Adventures in Lawyering, MAC Edition

Will Christopher Flowers succeed in his attempt to change his mind about buying

Sallie Mae? Or will he have to pay the $900 million breakup fee? Many lawyers

have weighed in on this subject, most of them on Sallie’s side, saying that

the MAC clauses preventing buyers from reneging on a deal are generally pretty

tough. Steven Davidoff, on the other hand, has actually read the court documents,

and he reckons that Flowers

has a good chance of winning the case in Delaware court. It looks as though

Flowers sneakily managed to get language in the contract saying that any

adverse event, not just a "materially" adverse event, would allow

him to walk away from the deal, if that adverse event took place in Congress.

A quick bit of background: Flowers is saying that when Congress enacted legislation

which would hurt subsidies to Salllie Mae, that counted as an adverse change

which allows the buyout deal to be scrapped.
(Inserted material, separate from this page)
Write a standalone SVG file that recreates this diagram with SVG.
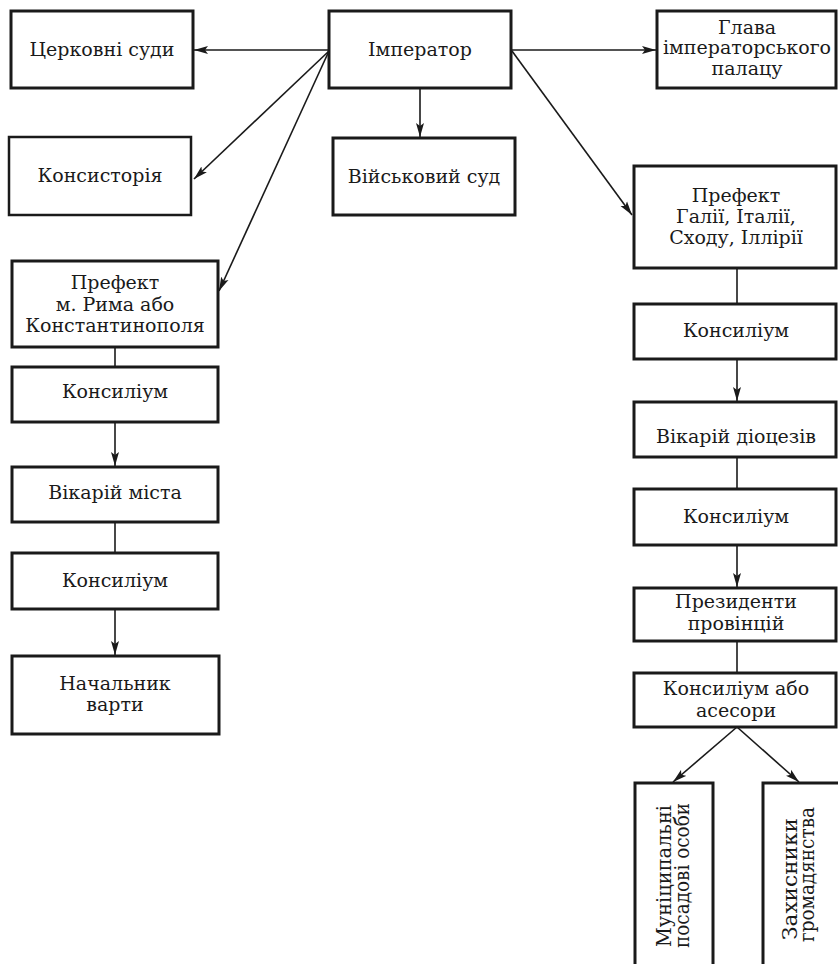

Sallie Mae, by contrast, is saying

that Flowers was well aware of the pending legislation when he agreed to the

buyout, so it can hardly have come as much of a surprise when the legislation

came into effect.

Davidoff says, basically, that they’re both right: the legislation, as passed,

was not so much worse than the proposed legislation that it would count as "materially

adverse". But even if it was a tiny bit worse than the proposed

legislation, that might give Flowers the loophole he’s looking for:

On its face the plain language of the MAC definition requires that the enacted

legislation be only adverse — there is no materiality qualifier.

In other words, if Flowers needs a Material Adverse Effect, he doesn’t have

one. But he doesn’t need a Material Adverse Effect, he just needs an Adverse

Effect. So he might well be able to keep his $900 million, and maybe pop over

to London to spend it on Northern Rock instead.